How Losing Nature From Our Language Reshapes Our World

Photograph Source: Thomas Fuhrmann – CC BY-SA 4.0

How often do we talk about oceans, trees, or birds in everyday life? How about glaciers, shrubs, or bugs? Nature-related words like these are easily recognizable now, but researchers have found that they are disappearing from our vocabulary. As natural history writer Patrick Barkham writes in the Guardian, “People’s connection to nature has declined by more than 60 percent since 1800, almost exactly mirroring the disappearance of nature words such as river, moss and blossom from books.” Change is an inevitable process in all languages, so why does this matter?

These words are a sign of our relationship with the natural environment, not only of what we notice as individuals but also of what we value as a culture. A weakening connection to nature reduces our ability to notice, engage with, and respond to urgent environmental issues such as climate change and biodiversity loss.

All living things have a natural, finite evolution: animals eventually go extinct, plants eventually go extinct, and words eventually go extinct. According to Ethnologue, more than 3,000 languages are currently endangered worldwide, many at risk of disappearing within a generation. Just as we are stewards of our natural world, we can also be stewards of language. Keeping the language of our natural environments alive, through naming and description, keeps the working pieces of those environments alive.

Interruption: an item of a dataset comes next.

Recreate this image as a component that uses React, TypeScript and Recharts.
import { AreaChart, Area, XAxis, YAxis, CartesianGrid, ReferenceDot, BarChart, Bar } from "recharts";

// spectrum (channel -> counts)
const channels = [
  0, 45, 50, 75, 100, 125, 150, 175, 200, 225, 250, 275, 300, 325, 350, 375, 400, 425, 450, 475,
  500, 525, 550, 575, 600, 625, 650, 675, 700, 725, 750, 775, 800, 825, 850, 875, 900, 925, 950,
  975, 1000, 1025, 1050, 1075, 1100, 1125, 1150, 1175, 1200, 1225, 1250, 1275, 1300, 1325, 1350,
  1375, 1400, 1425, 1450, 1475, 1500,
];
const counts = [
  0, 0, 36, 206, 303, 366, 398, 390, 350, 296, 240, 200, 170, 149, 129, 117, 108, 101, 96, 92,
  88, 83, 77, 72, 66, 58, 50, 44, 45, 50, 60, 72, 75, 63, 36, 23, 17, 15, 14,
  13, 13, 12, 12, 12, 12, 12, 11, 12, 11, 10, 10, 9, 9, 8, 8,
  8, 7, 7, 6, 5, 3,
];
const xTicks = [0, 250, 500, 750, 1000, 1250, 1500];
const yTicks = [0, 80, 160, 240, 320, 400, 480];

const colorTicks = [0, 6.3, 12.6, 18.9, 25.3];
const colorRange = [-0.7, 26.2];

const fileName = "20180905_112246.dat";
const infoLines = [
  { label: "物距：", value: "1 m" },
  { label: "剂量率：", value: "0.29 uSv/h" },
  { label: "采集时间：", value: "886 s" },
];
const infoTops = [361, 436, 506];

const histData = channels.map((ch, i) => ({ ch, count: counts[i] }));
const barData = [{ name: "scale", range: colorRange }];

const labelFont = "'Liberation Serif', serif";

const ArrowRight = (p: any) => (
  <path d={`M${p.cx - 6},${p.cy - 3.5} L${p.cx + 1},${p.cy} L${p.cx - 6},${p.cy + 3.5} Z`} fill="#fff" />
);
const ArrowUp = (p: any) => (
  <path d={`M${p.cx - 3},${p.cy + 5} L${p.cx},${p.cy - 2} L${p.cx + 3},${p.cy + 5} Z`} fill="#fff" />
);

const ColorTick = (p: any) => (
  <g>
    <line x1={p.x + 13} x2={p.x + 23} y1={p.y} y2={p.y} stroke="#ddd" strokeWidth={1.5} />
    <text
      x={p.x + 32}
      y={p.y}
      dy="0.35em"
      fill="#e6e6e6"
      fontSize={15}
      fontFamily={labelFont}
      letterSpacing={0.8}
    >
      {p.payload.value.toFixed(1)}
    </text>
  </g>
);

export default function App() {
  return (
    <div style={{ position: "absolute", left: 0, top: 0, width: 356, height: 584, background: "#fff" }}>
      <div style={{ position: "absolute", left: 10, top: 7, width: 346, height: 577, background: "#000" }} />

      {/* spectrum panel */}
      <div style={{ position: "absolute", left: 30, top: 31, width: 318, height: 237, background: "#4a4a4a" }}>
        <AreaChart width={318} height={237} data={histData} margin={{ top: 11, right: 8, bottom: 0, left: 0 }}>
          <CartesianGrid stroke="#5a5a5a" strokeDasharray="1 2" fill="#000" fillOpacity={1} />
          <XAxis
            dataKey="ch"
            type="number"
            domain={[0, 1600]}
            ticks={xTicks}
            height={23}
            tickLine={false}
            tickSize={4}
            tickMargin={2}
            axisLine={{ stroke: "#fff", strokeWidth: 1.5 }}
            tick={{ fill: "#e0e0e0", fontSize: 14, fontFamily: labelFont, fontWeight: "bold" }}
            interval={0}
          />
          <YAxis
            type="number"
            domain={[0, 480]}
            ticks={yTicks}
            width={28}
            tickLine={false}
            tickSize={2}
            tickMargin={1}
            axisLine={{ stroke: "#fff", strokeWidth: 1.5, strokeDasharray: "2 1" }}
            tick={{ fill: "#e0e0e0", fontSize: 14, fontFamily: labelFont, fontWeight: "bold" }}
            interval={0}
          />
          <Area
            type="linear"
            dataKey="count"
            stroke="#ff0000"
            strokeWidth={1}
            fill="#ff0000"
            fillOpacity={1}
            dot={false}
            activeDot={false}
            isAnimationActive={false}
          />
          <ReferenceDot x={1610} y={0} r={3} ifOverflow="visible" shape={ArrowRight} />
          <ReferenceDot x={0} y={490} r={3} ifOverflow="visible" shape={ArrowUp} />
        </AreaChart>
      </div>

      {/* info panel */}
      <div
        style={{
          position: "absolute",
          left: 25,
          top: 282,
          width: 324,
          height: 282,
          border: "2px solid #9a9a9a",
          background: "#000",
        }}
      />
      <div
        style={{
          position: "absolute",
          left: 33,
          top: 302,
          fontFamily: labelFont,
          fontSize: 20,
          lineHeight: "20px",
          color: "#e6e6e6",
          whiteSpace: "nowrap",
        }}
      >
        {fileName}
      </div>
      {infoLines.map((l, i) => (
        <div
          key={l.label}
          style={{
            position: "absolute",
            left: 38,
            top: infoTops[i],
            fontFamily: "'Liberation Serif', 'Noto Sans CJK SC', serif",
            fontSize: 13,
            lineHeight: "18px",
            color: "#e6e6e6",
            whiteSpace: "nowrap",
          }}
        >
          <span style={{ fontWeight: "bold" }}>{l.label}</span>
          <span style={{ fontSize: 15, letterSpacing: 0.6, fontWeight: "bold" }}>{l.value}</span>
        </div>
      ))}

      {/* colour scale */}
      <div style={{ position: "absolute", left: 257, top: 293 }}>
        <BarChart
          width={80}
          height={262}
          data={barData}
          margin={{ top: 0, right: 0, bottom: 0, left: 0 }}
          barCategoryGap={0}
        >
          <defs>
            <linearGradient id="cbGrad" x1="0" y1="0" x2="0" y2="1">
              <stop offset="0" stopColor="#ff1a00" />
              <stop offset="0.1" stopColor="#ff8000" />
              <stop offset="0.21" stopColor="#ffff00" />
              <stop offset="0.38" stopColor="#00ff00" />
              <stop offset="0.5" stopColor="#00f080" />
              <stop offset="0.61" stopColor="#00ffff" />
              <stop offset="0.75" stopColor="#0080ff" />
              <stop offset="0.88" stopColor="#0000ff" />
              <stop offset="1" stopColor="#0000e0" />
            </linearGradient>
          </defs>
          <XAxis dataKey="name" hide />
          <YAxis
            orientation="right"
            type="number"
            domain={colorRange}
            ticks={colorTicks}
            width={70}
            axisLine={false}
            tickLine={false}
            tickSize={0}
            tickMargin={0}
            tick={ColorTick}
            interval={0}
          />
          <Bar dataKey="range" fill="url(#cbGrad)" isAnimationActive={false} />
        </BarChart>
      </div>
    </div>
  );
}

To understand our current disconnect from the environment, we explore its linguistic trends, cultural impacts, and ways to reconnect language with nature.

The Evidence: Nature Slipping From Language

Research at the intersection of culture, psychology, and corpus linguistics indicates that nature-related words have been disappearing from English language use. From fiction and nonfiction literature to movies and music, changing patterns in word choice suggest that we are moving away from a society that values a sustainable relationship with nature.

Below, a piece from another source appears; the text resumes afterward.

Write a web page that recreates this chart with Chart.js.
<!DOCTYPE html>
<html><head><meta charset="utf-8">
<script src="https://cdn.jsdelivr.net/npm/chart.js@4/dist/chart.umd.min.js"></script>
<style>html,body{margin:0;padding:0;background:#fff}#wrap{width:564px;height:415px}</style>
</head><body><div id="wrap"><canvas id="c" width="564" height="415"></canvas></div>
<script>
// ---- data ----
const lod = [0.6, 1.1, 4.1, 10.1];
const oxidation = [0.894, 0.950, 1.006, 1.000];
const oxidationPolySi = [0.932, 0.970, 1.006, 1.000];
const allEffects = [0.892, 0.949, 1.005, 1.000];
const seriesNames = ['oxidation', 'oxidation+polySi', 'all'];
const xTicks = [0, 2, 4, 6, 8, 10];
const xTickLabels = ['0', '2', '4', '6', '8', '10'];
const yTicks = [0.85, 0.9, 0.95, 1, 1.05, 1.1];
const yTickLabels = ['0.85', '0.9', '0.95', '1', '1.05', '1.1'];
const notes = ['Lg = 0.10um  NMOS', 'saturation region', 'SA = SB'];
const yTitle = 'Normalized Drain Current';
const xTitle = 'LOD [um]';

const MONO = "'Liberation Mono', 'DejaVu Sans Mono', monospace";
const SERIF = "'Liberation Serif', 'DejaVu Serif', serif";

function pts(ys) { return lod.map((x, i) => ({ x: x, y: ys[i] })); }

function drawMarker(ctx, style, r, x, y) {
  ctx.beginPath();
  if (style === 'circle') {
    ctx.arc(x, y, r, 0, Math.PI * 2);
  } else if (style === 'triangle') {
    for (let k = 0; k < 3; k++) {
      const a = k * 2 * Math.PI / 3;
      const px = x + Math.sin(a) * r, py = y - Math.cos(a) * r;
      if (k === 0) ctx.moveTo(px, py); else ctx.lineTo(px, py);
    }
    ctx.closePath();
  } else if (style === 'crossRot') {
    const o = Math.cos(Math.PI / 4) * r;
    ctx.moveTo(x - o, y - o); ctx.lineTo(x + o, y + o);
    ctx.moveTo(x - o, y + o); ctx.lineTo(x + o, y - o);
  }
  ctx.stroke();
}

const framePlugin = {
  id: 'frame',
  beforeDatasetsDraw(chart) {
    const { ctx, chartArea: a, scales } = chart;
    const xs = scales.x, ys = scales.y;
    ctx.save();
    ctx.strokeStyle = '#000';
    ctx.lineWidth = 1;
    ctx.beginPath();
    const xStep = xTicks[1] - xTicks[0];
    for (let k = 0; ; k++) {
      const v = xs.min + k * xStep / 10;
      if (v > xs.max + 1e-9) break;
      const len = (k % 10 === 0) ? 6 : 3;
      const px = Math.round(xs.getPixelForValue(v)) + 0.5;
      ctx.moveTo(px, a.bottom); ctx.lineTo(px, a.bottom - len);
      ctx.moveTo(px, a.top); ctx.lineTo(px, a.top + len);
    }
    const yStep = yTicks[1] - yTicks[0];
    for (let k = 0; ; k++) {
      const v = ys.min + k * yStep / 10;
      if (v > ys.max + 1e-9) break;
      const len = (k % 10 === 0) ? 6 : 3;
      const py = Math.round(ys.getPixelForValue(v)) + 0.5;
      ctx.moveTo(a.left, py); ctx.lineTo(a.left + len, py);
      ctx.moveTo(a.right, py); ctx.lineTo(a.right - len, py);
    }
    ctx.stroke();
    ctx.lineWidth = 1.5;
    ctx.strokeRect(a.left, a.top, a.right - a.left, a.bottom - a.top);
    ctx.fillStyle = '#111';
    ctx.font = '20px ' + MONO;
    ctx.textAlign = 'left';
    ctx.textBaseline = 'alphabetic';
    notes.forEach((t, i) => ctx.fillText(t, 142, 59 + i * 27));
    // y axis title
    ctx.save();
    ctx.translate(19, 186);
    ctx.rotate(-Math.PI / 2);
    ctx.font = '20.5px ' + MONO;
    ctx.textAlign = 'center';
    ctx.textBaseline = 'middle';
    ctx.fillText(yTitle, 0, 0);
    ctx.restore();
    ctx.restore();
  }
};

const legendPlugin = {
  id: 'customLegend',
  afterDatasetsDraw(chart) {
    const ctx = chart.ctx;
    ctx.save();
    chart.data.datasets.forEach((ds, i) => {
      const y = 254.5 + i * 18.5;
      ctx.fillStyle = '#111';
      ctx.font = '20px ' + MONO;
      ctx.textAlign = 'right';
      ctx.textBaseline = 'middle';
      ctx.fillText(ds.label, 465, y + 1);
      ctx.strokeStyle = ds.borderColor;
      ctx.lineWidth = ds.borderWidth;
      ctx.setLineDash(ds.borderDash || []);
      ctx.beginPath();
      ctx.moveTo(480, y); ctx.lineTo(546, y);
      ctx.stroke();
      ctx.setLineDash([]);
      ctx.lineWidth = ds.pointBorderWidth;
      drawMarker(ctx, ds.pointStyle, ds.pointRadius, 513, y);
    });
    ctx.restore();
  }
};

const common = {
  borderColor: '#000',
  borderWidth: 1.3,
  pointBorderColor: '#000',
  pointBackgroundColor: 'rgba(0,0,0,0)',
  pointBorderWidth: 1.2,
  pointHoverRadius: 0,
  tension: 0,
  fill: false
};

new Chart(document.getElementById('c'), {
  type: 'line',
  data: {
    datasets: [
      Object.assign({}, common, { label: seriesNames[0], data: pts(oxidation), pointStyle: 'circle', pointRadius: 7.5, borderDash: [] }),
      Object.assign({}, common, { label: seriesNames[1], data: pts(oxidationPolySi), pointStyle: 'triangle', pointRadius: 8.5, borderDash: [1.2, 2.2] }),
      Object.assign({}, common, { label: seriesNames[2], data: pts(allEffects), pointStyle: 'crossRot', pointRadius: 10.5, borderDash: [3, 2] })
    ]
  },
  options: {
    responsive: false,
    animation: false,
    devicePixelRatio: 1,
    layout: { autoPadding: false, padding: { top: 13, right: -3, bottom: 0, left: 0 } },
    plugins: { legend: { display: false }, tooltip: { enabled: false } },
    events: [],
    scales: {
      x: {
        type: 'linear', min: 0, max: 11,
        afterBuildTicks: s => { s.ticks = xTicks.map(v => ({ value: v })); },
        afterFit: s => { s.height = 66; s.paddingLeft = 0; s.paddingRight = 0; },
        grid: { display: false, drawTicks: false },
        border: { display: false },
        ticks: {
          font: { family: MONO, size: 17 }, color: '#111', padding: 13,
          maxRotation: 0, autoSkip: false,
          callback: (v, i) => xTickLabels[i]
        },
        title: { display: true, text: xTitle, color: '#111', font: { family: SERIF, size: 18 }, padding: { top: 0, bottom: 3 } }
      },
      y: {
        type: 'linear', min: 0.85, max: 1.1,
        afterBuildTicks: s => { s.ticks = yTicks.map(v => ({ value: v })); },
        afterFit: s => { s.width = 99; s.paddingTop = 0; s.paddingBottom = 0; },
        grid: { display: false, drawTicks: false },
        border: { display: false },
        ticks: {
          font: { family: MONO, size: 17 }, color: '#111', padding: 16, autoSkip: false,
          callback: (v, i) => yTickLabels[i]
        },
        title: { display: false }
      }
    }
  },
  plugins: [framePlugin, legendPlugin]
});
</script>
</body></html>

A 2025 study published in Earth found that the use of nature-related words declined by more than 60 percent between 1800 and 2019. The study’s author, Miles Richardson, an ergonomist and psychology professor at the University of Derby in the United Kingdom, analyzed 28 everyday nature terms—such as “bud,” “meadow,” and “beak”—using the Google Books Ngram Viewer to track their frequency in English-language books over time. What’s more, the decline in the Google database showed a striking resemblance to trends in another database, the Hansard corpus, as well as the study’s simulation model.

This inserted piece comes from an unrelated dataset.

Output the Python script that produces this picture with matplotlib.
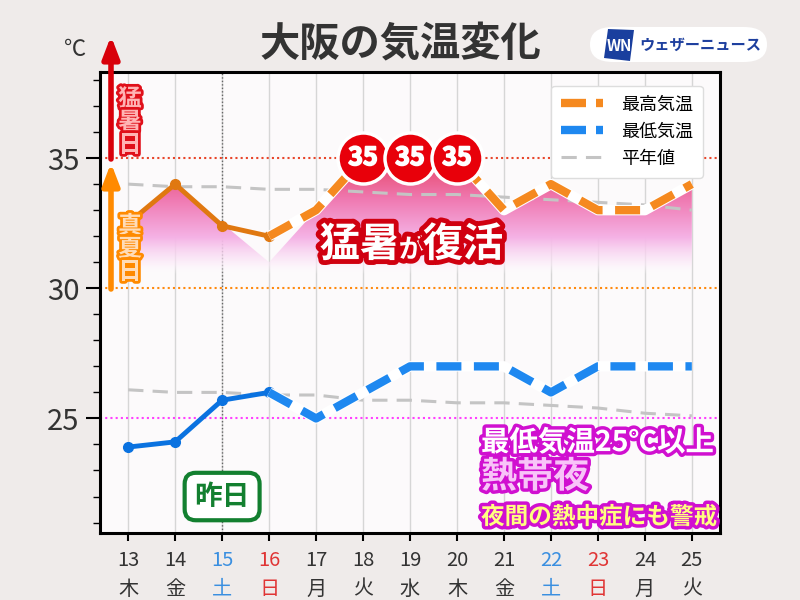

This long-standing linguistic disconnect from nature is corroborated by a 2022 study that drew on the Corpus of Historical American English, covering the years 1820 to 2019. Analysis of the most frequent adjectives that co-occurred with the nouns “tree/s” and “forest/s” showed that usage has shifted from positive to negative themes. We’ve moved away from words that represent beauty and well-being toward ones that reflect declining health and governmental control.

Our increasing interaction with the virtual world is one reason for a disconnect from nature, according to a 2017 study in Perspectives in Psychological Science, which found that nature-oriented language in songs, movies, and fiction books has trended downward since the 1950s, while linguistic “references to the human-made environment have not.”

More concerning is the possibility that this trend will continue. Richardson’s 2025 simulation model anticipates that our disconnect from nature could continue through 2050, even if robust interventions such as “dramatic urban greening and enhanced nature engagement” are pursued. Recovery beyond this point is possible but not without sustained efforts in policy, education, and urban planning.

While these studies skew toward written and scripted sources of language, leaving a research gap for conversational spoken language, they nonetheless paint a picture of a culture that is not primarily oriented toward nature.

On the surface, these trends indicate that an industrialized, urbanized, and technologized society is straying from connection with the natural world, reprioritizing its attention from nature-made to human-made. This shift parallels broader demographic changes. As Our World in Data reports, more than half of the world’s population now lives in urban areas—more than 4 billion people—and “the number of people in urban areas overtook the number in rural settings” in 2007. However, as with all complex social changes, nuance is key.

Historical Context: Industrialization and Urbanization

The story of the disappearance of nature words is closely tied to the rise of industrialization and urbanization in the 19th century. As factories sprouted and cities expanded, more people moved away from forests, fields, and rivers, reducing direct contact with the natural world. This shift was mirrored in language: words that once described landscapes, flora, and fauna became increasingly rare in literature, newspapers, and likely everyday conversation.

Literary trends offer key insights. Earlier works, particularly in the 18th and early 19th centuries, frequently centered on landscapes, seasons, and rural life—as seen in the work of Romantic poets like William Wordsworth—while later industrial-era writing increasingly foregrounded cities, machinery, and human-made environments, from Charles Dickens’s urban novels to modern dystopian fiction.